▶ **Problem**: From the listing, collect all lines containing the word "this".
-------- Source records
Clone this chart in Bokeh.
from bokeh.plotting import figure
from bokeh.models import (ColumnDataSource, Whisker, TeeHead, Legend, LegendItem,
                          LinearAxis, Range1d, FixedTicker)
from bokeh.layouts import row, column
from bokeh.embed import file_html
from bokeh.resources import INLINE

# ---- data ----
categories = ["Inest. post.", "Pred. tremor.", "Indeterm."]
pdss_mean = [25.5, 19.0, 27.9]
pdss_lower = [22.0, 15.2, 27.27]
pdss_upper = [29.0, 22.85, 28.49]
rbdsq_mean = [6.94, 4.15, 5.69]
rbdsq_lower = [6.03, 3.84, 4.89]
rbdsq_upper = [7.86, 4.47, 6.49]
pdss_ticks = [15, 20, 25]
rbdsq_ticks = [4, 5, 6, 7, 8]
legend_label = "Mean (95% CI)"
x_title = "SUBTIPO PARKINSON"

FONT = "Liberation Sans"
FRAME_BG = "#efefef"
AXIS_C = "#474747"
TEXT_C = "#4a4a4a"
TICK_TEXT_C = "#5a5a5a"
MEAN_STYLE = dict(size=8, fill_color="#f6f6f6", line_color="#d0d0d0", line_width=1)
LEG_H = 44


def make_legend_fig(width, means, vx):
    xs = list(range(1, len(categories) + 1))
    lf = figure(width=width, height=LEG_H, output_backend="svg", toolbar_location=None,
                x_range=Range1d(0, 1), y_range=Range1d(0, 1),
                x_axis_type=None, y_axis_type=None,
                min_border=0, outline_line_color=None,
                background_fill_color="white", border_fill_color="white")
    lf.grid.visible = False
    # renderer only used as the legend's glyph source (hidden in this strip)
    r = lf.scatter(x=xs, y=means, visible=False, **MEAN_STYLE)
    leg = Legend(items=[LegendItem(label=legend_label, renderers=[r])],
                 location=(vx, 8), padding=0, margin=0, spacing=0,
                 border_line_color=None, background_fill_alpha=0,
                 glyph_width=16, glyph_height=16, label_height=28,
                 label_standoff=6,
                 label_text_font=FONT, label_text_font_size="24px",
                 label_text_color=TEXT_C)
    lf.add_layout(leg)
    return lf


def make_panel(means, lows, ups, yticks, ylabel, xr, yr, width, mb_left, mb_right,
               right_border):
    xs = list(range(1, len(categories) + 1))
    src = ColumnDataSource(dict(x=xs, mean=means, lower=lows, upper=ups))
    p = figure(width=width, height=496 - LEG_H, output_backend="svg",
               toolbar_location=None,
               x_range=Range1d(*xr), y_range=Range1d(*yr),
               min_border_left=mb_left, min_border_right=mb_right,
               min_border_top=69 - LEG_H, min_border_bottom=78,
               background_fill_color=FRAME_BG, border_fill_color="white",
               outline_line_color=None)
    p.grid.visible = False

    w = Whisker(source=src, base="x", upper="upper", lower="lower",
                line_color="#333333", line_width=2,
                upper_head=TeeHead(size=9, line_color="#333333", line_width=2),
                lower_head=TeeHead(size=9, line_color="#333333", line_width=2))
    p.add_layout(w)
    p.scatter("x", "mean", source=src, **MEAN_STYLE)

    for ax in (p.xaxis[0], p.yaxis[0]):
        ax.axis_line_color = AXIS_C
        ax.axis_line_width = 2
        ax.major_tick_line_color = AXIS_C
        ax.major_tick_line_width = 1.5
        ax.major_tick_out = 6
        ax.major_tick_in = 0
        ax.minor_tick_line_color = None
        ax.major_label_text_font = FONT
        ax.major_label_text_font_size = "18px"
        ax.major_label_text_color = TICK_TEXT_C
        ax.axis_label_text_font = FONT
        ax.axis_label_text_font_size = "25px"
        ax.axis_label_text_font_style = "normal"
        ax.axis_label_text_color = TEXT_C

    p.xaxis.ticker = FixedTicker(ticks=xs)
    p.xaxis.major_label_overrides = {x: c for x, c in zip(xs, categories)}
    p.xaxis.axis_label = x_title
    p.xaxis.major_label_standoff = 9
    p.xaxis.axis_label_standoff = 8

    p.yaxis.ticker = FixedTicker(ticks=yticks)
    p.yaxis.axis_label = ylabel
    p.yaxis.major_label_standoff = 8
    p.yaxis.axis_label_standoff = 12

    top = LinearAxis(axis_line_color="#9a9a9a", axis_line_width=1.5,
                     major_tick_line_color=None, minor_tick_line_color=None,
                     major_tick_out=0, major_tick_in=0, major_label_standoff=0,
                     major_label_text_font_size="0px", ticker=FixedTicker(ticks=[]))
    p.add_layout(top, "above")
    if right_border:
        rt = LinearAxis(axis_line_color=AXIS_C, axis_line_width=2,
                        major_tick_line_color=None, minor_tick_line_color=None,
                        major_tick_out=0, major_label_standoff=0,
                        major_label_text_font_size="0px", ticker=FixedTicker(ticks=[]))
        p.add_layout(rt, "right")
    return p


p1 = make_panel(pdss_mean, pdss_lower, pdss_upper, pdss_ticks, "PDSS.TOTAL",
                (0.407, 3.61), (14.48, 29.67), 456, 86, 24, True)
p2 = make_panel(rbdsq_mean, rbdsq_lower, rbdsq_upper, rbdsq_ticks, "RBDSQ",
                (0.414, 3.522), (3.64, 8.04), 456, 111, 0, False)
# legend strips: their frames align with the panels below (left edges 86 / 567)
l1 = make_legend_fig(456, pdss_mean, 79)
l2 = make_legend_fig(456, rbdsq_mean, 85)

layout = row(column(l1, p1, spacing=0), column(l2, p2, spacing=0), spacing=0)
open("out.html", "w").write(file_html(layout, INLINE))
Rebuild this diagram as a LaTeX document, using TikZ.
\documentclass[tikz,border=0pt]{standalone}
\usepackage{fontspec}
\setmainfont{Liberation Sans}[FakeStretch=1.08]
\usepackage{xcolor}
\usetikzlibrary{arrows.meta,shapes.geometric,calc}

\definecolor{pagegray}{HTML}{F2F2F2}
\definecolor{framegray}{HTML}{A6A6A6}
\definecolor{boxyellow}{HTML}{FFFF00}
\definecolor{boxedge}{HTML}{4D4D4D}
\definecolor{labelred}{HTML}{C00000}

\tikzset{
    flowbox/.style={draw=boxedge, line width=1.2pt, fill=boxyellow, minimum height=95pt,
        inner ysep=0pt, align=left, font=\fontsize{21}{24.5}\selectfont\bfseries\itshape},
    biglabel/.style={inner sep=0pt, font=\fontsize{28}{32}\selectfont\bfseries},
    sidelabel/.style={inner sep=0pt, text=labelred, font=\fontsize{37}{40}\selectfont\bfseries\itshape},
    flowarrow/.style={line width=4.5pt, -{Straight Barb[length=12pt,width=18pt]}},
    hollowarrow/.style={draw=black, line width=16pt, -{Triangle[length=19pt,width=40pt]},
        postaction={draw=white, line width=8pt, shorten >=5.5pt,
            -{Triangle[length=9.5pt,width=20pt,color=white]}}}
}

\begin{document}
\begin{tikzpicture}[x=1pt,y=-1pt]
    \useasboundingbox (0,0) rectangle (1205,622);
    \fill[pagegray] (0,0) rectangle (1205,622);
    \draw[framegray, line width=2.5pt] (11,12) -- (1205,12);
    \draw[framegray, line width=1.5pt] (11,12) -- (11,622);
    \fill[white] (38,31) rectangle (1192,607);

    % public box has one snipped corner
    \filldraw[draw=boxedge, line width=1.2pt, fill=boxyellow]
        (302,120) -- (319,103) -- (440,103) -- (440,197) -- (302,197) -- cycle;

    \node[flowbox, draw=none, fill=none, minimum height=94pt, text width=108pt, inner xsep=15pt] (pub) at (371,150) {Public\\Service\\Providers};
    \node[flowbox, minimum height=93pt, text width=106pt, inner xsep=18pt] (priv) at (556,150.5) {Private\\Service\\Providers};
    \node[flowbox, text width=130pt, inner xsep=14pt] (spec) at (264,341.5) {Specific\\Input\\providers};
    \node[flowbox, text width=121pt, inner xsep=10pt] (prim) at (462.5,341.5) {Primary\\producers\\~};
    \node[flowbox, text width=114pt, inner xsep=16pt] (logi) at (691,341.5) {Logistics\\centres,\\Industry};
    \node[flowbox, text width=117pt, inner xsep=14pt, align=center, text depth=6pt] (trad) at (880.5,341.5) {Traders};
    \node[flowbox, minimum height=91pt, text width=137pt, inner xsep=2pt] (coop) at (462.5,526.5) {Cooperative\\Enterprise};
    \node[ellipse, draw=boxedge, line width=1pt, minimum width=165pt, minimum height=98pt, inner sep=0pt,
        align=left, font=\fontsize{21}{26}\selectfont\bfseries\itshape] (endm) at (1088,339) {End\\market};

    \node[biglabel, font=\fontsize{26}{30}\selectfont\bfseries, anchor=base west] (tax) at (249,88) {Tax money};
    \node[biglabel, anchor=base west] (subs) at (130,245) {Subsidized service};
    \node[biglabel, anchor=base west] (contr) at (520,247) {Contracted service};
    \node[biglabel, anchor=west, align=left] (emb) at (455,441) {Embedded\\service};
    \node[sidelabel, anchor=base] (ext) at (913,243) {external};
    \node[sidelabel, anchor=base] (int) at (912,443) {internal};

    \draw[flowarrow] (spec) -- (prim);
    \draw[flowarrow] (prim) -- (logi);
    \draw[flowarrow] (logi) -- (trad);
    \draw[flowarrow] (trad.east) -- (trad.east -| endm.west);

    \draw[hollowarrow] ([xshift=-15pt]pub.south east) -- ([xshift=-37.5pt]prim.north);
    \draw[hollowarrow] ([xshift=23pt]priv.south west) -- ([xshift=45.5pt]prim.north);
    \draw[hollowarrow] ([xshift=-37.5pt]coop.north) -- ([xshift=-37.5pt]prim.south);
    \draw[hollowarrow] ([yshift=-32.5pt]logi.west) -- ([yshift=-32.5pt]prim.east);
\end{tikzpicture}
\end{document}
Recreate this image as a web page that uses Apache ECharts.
----------------
▶ **Task solution**:
Clone this chart in Bokeh.
    # renderer only used as the legend's glyph source (hidden in this strip)
Rebuild this diagram as a LaTeX document, using TikZ.
Recreate this image as a web page that uses Apache ECharts.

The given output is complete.